[INFORMATION SHOWN]
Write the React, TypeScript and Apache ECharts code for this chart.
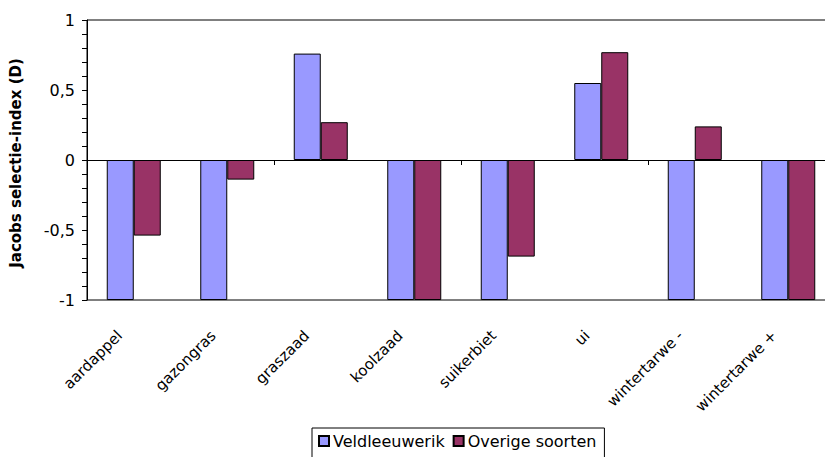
import React, { useEffect, useRef } from "react";
import * as echarts from "echarts";

const categories = [
  "aardappel",
  "gazongras",
  "graszaad",
  "koolzaad",
  "suikerbiet",
  "ui",
  "wintertarwe -",
  "wintertarwe +",
];
const veldleeuwerik = [-1, -1, 0.76, -1, -1, 0.55, -1, -1];
const overigeSoorten = [-0.54, -0.14, 0.27, -1, -0.69, 0.77, 0.24, -1];

const FONT = "DejaVu Sans";

export default function App() {
  const ref = useRef<HTMLDivElement>(null);

  useEffect(() => {
    if (!ref.current) return;
    const chart = echarts.init(ref.current, null, { renderer: "svg" });
    chart.setOption({
      animation: false,
      backgroundColor: "#ffffff",
      textStyle: { fontFamily: FONT, color: "#000" },
      // the plot area runs past the right edge of the visible frame
      grid: {
        left: 84,
        top: 20,
        width: 751,
        height: 280,
        show: true,
        borderColor: "#000",
        borderWidth: 1,
        backgroundColor: "#fff",
      },
      legend: {
        left: 312,
        top: 428,
        padding: [5, 8, 14, 6],
        borderColor: "#000",
        borderWidth: 1,
        borderRadius: 0,
        icon: "rect",
        itemWidth: 10,
        itemHeight: 10,
        itemGap: 8,
        textStyle: { fontFamily: FONT, fontSize: 16, color: "#000", padding: [0, 0, 0, -1] },
        data: ["Veldleeuwerik", "Overige soorten"],
      },
      xAxis: [
        {
          type: "category",
          data: categories,
          position: "bottom",
          axisLine: { onZero: true, lineStyle: { color: "#000", width: 1 } },
          axisTick: { show: true, length: 5, lineStyle: { color: "#000" } },
          axisLabel: { show: false },
          splitLine: { show: false },
        },
        {
          type: "category",
          data: categories,
          position: "bottom",
          axisLine: { show: false, onZero: false },
          axisTick: { show: false },
          axisLabel: {
            rotate: 45,
            margin: 19,
            color: "#000",
            formatter: (v: string) => `{c|${v}}`,
            rich: {
              c: {
                fontFamily: FONT,
                fontSize: 15,
                color: "#000",
                padding: [0, 20, 0, 0],
              },
            },
          },
          splitLine: { show: false },
        },
      ],
      yAxis: {
        type: "value",
        min: -1,
        max: 1,
        interval: 0.5,
        name: "Jacobs selectie-index (D)",
        nameLocation: "middle",
        nameGap: 64,
        nameTextStyle: {
          fontFamily: FONT,
          fontSize: 15,
          fontWeight: "bold",
          color: "#000",
          padding: [0, 6, 0, 0],
        },
        axisLine: { show: true, onZero: false, lineStyle: { color: "#000", width: 1 } },
        axisTick: { show: true, length: 5, lineStyle: { color: "#000" } },
        minorTick: { show: true, splitNumber: 5, length: 5, lineStyle: { color: "#000" } },
        splitLine: { show: false },
        axisLabel: {
          margin: 12,
          fontFamily: FONT,
          fontSize: 16,
          color: "#000",
          formatter: (v: number) => String(v).replace(".", ","),
        },
      },
      series: [
        {
          name: "Veldleeuwerik",
          type: "bar",
          xAxisIndex: 0,
          data: veldleeuwerik,
          barWidth: 27,
          barGap: "0%",
          itemStyle: { color: "#9999FF", borderColor: "#000", borderWidth: 1 },
        },
        {
          name: "Overige soorten",
          type: "bar",
          xAxisIndex: 0,
          data: overigeSoorten,
          barWidth: 27,
          barGap: "0%",
          itemStyle: { color: "#993366", borderColor: "#000", borderWidth: 1 },
        },
      ],
    });
    return () => chart.dispose();
  }, []);

  return (
    <div
      style={{
        position: "absolute",
        left: 0,
        top: 0,
        width: 825,
        height: 457,
        overflow: "hidden",
        background: "#fff",
      }}
    >
      <div ref={ref} style={{ width: 850, height: 457 }} />
    </div>
  );
}
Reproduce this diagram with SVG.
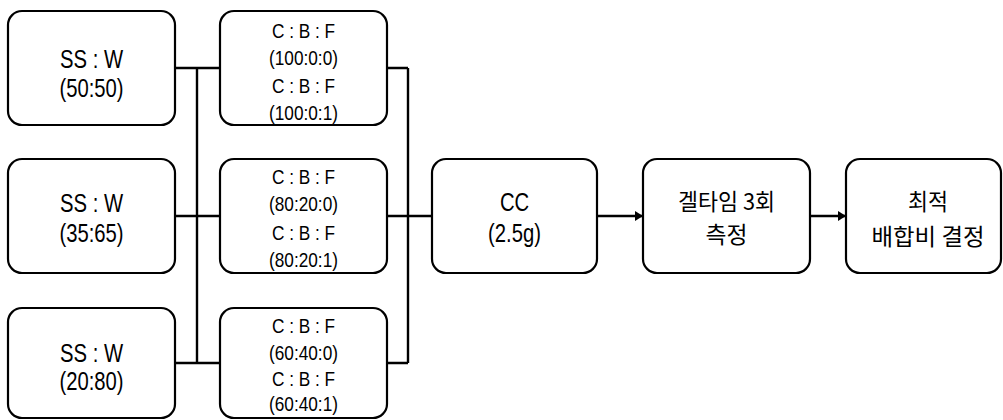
<svg xmlns="http://www.w3.org/2000/svg" width="1003" height="420" viewBox="0 0 1003 420">
  <defs>
    <style>
      .box { fill: #ffffff; stroke: #000000; stroke-width: 2.2; }
      .wire { fill: none; stroke: #000000; stroke-width: 2.4; }
      .big { font-family: "Liberation Sans", Arial, sans-serif; font-size: 25px; fill: #000000; text-anchor: middle; }
      .small { font-family: "Liberation Sans", Arial, sans-serif; font-size: 21px; fill: #000000; text-anchor: middle; }
      .ko { font-family: "Noto Sans CJK KR", "Liberation Sans", sans-serif; font-size: 23px; fill: #000000; text-anchor: middle; }
    </style>
    <marker id="head" viewBox="0 0 8 10" refX="8" refY="5" markerWidth="8" markerHeight="10" markerUnits="userSpaceOnUse" orient="auto">
      <path d="M0,0 L8,5 L0,10 Z" fill="#000000"/>
    </marker>
  </defs>

  <rect width="1003" height="420" fill="#ffffff"/>

  <!-- connectors -->
  <g id="connectors">
    <path class="wire" d="M175,68 H220 M175,216 H220 M175,363 H220 M197,68 V363"/>
    <path class="wire" d="M387,68 H408 M387,216 H432 M387,363 H408 M408,68 V363"/>
    <path class="wire" d="M597,216 H643" marker-end="url(#head)"/>
    <path class="wire" d="M810,216 H846" marker-end="url(#head)"/>
  </g>

  <!-- SS : W ratios (narrow lettering: x scaled about the box centre) -->
  <g id="ss1">
    <rect class="box" x="8" y="11" width="167" height="114" rx="14"/>
    <g transform="translate(91.5,0) scale(0.81,1)">
      <text class="big" x="0" y="68">SS : W</text>
      <text class="big" x="0" y="97">(50:50)</text>
    </g>
  </g>
  <g id="ss2">
    <rect class="box" x="8" y="159" width="167" height="114" rx="14"/>
    <g transform="translate(91.5,0) scale(0.81,1)">
      <text class="big" x="0" y="212">SS : W</text>
      <text class="big" x="0" y="242">(35:65)</text>
    </g>
  </g>
  <g id="ss3">
    <rect class="box" x="8" y="308" width="167" height="110" rx="14"/>
    <g transform="translate(91.5,0) scale(0.81,1)">
      <text class="big" x="0" y="362">SS : W</text>
      <text class="big" x="0" y="390">(20:80)</text>
    </g>
  </g>

  <!-- C : B : F ratios -->
  <g id="cbf1">
    <rect class="box" x="220" y="11" width="167" height="114" rx="14"/>
    <g transform="translate(303.5,0) scale(0.82,1)">
      <text class="small" x="0" y="38">C : B : F</text>
      <text class="small" x="0" y="65">(100:0:0)</text>
      <text class="small" x="0" y="93">C : B : F</text>
      <text class="small" x="0" y="120">(100:0:1)</text>
    </g>
  </g>
  <g id="cbf2">
    <rect class="box" x="220" y="159" width="167" height="114" rx="14"/>
    <g transform="translate(303.5,0) scale(0.82,1)">
      <text class="small" x="0" y="184">C : B : F</text>
      <text class="small" x="0" y="211">(80:20:0)</text>
      <text class="small" x="0" y="240">C : B : F</text>
      <text class="small" x="0" y="267">(80:20:1)</text>
    </g>
  </g>
  <g id="cbf3">
    <rect class="box" x="220" y="308" width="167" height="110" rx="14"/>
    <g transform="translate(303.5,0) scale(0.82,1)">
      <text class="small" x="0" y="333">C : B : F</text>
      <text class="small" x="0" y="360">(60:40:0)</text>
      <text class="small" x="0" y="386">C : B : F</text>
      <text class="small" x="0" y="411">(60:40:1)</text>
    </g>
  </g>

  <!-- CC -->
  <g id="cc">
    <rect class="box" x="432" y="159" width="165" height="114" rx="14"/>
    <g transform="translate(514.5,0) scale(0.81,1)">
      <text class="big" x="0" y="211">CC</text>
      <text class="big" x="0" y="242">(2.5g)</text>
    </g>
  </g>

  <!-- gel time -->
  <g id="geltime">
    <rect class="box" x="643" y="159" width="167" height="114" rx="14"/>
    <text class="ko" x="726.5" y="210" textLength="97" lengthAdjust="spacingAndGlyphs">겔타임 3회</text>
    <text class="ko" x="726.5" y="243" textLength="42" lengthAdjust="spacingAndGlyphs">측정</text>
  </g>

  <!-- optimum mix -->
  <g id="optimum">
    <rect class="box" x="846" y="159" width="155" height="114" rx="14"/>
    <text class="ko" x="928" y="210" textLength="40" lengthAdjust="spacingAndGlyphs">최적</text>
    <text class="ko" x="928" y="245" textLength="113" lengthAdjust="spacingAndGlyphs">배합비 결정</text>
  </g>
</svg>
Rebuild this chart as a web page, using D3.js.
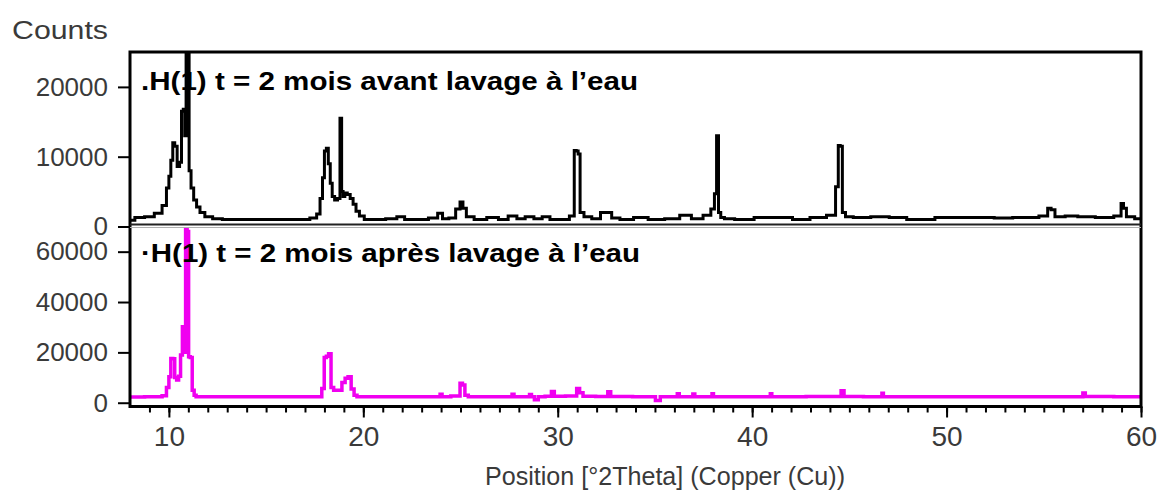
<!DOCTYPE html>
<html>
<head>
<meta charset="utf-8">
<script src="https://cdn.jsdelivr.net/npm/d3@7/dist/d3.min.js"></script>
<style>
  html, body { margin: 0; padding: 0; background: #fff; }
  svg { display: block; }
  text { font-family: "Liberation Sans", Arial, sans-serif; }
</style>
</head>
<body>
<svg id="chart" width="1161" height="492"></svg>
<script>
// ---------- data ----------
const topTitle = ".H(1) t = 2 mois avant lavage à l\u2019eau";
const botTitle = "\u00b7H(1) t = 2 mois après lavage à l\u2019eau";
const yLabel = "Counts";
const xLabel = "Position [°2Theta] (Copper (Cu))";

const xTicks = [10, 20, 30, 40, 50, 60];
const topYTicks = [0, 10000, 20000];
const botYTicks = [0, 20000, 40000, 60000];

const topTheta = [8.0, 8.5, 9.0, 9.5, 9.8, 9.95, 10.05, 10.15, 10.25, 10.35, 10.5, 10.6, 10.7, 10.78, 10.85, 10.92, 11.0, 11.08, 11.2, 11.35, 11.5, 11.7, 12.0, 12.5, 13, 14, 15, 16, 17, 17.5, 17.7, 17.85, 17.95, 18.05, 18.15, 18.25, 18.35, 18.45, 18.6, 18.75, 18.85, 18.92, 19.0, 19.1, 19.25, 19.4, 19.55, 19.7, 19.9, 20.2, 20.8, 21.5, 21.95, 22.3, 23.0, 23.7, 23.95, 24.2, 24.6, 24.9, 25.05, 25.2, 25.4, 26.0, 26.7, 27.2, 27.7, 28.1, 28.55, 29.0, 29.4, 29.8, 30.4, 30.8, 30.9, 31.0, 31.1, 31.2, 31.5, 32.0, 32.4, 32.65, 32.9, 33.5, 34.3, 35.0, 36.0, 36.55, 37.2, 37.75, 38.0, 38.12, 38.22, 38.32, 38.45, 38.7, 39.5, 40.7, 41.65, 42.5, 43.45, 44.2, 44.38, 44.48, 44.58, 44.7, 44.9, 45.5, 46.7, 47.4, 48.5, 50.3, 51.7, 53.2, 53.6, 54.4, 55.1, 55.3, 55.45, 55.7, 56.5, 57.0, 58.3, 58.9, 59.05, 59.15, 59.35, 60];
const topCounts = [900, 1300, 1400, 1900, 3000, 5500, 7200, 9500, 12000, 11500, 8600, 9200, 16500, 16800, 13000, 29000, 26000, 8000, 5500, 3800, 2800, 2000, 1400, 1100, 1000, 1000, 1000, 1000, 1000, 1200, 1800, 4000, 7000, 10800, 11200, 9000, 6200, 4300, 3800, 4000, 15500, 5000, 4300, 4800, 4600, 4000, 3200, 2200, 1500, 1000, 1000, 1100, 1400, 1000, 1000, 1200, 1900, 1100, 1200, 2500, 3500, 2600, 1400, 1000, 1300, 1000, 1500, 1100, 1400, 1100, 1400, 1000, 1000, 1500, 10900, 10800, 10400, 2000, 1400, 1100, 2000, 2000, 1200, 1000, 1300, 1000, 1100, 1600, 1100, 1600, 2500, 4700, 13000, 2000, 1300, 1100, 1000, 1300, 1300, 1000, 1300, 1600, 5700, 11600, 11500, 2000, 1400, 1300, 1400, 1300, 1000, 1300, 1300, 1200, 1300, 1300, 1500, 2600, 2400, 1400, 1500, 1400, 1300, 1500, 3300, 2600, 1400, 1100];

const botTheta = [8.0, 9.5, 9.8, 9.95, 10.05, 10.15, 10.25, 10.35, 10.45, 10.55, 10.65, 10.74, 10.82, 10.9, 10.98, 11.05, 11.15, 11.25, 11.35, 11.45, 12, 17.8, 17.93, 18.05, 18.15, 18.28, 18.4, 18.55, 18.8, 19.0, 19.13, 19.3, 19.45, 19.6, 19.75, 23.9, 24.0, 24.1, 24.9, 25.05, 25.15, 25.3, 25.5, 27.6, 27.7, 27.8, 28.5, 28.6, 28.7, 28.9, 29.1, 29.6, 29.75, 29.9, 30.9, 31.05, 31.2, 31.4, 32.5, 32.65, 32.8, 34.9, 35.15, 35.4, 36.1, 36.2, 36.3, 36.9, 37.0, 37.1, 37.9, 37.97, 38.05, 40.9, 40.97, 41.05, 44.5, 44.65, 44.8, 46.65, 46.7, 46.8, 56.95, 57.07, 57.2, 60];
const botCounts = [2300, 2400, 2800, 6000, 10300, 17600, 17500, 10000, 9000, 10500, 19000, 30200, 20000, 69000, 68000, 18300, 18000, 5000, 3000, 2400, 2400, 2400, 5700, 18000, 18500, 19500, 6000, 5000, 5000, 8000, 9700, 10300, 5500, 3000, 2400, 2400, 3400, 2400, 2700, 7700, 7000, 3000, 2400, 2400, 3400, 2400, 2400, 3300, 2400, 1200, 2400, 2600, 4500, 2600, 2700, 5700, 4000, 2600, 2500, 4400, 2500, 2400, 900, 2400, 2400, 3600, 2400, 2400, 3500, 2400, 2400, 3600, 2400, 2400, 3600, 2400, 2500, 4800, 2500, 2400, 3800, 2400, 2400, 3900, 2500, 2400];

// ---------- layout ----------
const svg = d3.select("#chart");
const left = 130, right = 1141;
const plotTop = 52, sepY = 224.5, plotBottom = 406.5;

const x = d3.scaleLinear().domain([8, 60]).range([left, right]);
const yTop = d3.scaleLinear().domain([0, 25000]).range([226.5, 52]);
const yBot = d3.scaleLinear().domain([-1300, 69400]).range([406, 228]);

const labelColor = "#3a3a3a";

// clip paths
const defs = svg.append("defs");
defs.append("clipPath").attr("id", "clipTop").append("rect")
  .attr("x", left).attr("y", plotTop).attr("width", right - left).attr("height", sepY - plotTop);
defs.append("clipPath").attr("id", "clipBot").append("rect")
  .attr("x", left).attr("y", sepY + 1).attr("width", right - left).attr("height", plotBottom - sepY - 1);

// lines
const topData = topTheta.map((t, i) => [t, topCounts[i]]);
const botData = botTheta.map((t, i) => [t, botCounts[i]]);

svg.append("path")
  .datum(topData)
  .attr("clip-path", "url(#clipTop)")
  .attr("fill", "none")
  .attr("stroke", "#000")
  .attr("stroke-width", 3)
  .attr("d", d3.line().x(d => x(d[0])).y(d => yTop(d[1])).curve(d3.curveStep));

svg.append("path")
  .datum(botData)
  .attr("clip-path", "url(#clipBot)")
  .attr("fill", "none")
  .attr("stroke", "#f000f0")
  .attr("stroke-width", 3.5)
  .attr("d", d3.line().x(d => x(d[0])).y(d => yBot(d[1])).curve(d3.curveStep));

// frame (outer) and separator between panels
svg.append("rect")
  .attr("x", left).attr("y", plotTop).attr("width", right - left).attr("height", plotBottom - plotTop)
  .attr("fill", "none").attr("stroke", "#000").attr("stroke-width", 3);
svg.append("line")
  .attr("x1", left).attr("x2", right).attr("y1", sepY).attr("y2", sepY)
  .attr("stroke", "#222").attr("stroke-width", 2.2);
svg.append("line")
  .attr("x1", left).attr("x2", right).attr("y1", sepY + 3).attr("y2", sepY + 3)
  .attr("stroke", "#b0b0b0").attr("stroke-width", 1);

// y axes
function styleAxis(g, size) {
  g.select(".domain").remove();
  g.selectAll(".tick line").attr("stroke", "#000").attr("stroke-width", 2);
  g.selectAll(".tick text").attr("fill", labelColor).style("font-size", size + "px")
    .style("font-family", "'Liberation Sans', Arial, sans-serif");
}
svg.append("g").attr("transform", `translate(${left},0)`)
  .call(d3.axisLeft(yTop).tickValues(topYTicks).tickFormat(d3.format("d")).tickSize(12).tickPadding(10))
  .call(g => styleAxis(g, 26));
svg.append("g").attr("transform", `translate(${left},0)`)
  .call(d3.axisLeft(yBot).tickValues(botYTicks).tickFormat(d3.format("d")).tickSize(12).tickPadding(10))
  .call(g => styleAxis(g, 26));

// x axis: minor + major
svg.append("g").attr("transform", `translate(0,${plotBottom})`)
  .call(d3.axisBottom(x).tickValues(d3.range(9, 61)).tickSize(6).tickFormat(""))
  .call(g => styleAxis(g, 10));
svg.append("g").attr("transform", `translate(0,${plotBottom})`)
  .call(d3.axisBottom(x).tickValues(xTicks).tickSize(11).tickPadding(9).tickFormat(d3.format("d")))
  .call(g => styleAxis(g, 28));

// texts
svg.append("text").attr("x", 12).attr("y", 39).attr("fill", labelColor)
  .attr("textLength", 96).attr("lengthAdjust", "spacingAndGlyphs")
  .style("font-size", "26px").text(yLabel);

svg.append("text").attr("x", 485).attr("y", 485).attr("fill", labelColor)
  .attr("textLength", 360).attr("lengthAdjust", "spacingAndGlyphs")
  .style("font-size", "25px").text(xLabel);

svg.append("text").attr("x", 141).attr("y", 90).attr("fill", "#000")
  .attr("textLength", 497).attr("lengthAdjust", "spacingAndGlyphs")
  .style("font-size", "25px").style("font-weight", "bold").text(topTitle);

svg.append("text").attr("x", 141).attr("y", 262).attr("fill", "#000")
  .attr("textLength", 499).attr("lengthAdjust", "spacingAndGlyphs")
  .style("font-size", "25px").style("font-weight", "bold").text(botTitle);
</script>
</body>
</html>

[THE PROBLEM] Copy, word for word, the entries above from the first line to the line that holds "const ref = useRef<HTMLDivElement>(null);". Drop the pictures.

[RESULT OF THE TASK]
Write the React, TypeScript and Apache ECharts code for this chart.
import React, { useEffect, useRef } from "react";
import * as echarts from "echarts";

const categories = [
  "aardappel",
  "gazongras",
  "graszaad",
  "koolzaad",
  "suikerbiet",
  "ui",
  "wintertarwe -",
  "wintertarwe +",
];
const veldleeuwerik = [-1, -1, 0.76, -1, -1, 0.55, -1, -1];
const overigeSoorten = [-0.54, -0.14, 0.27, -1, -0.69, 0.77, 0.24, -1];

const FONT = "DejaVu Sans";

export default function App() {
  const ref = useRef<HTMLDivElement>(null);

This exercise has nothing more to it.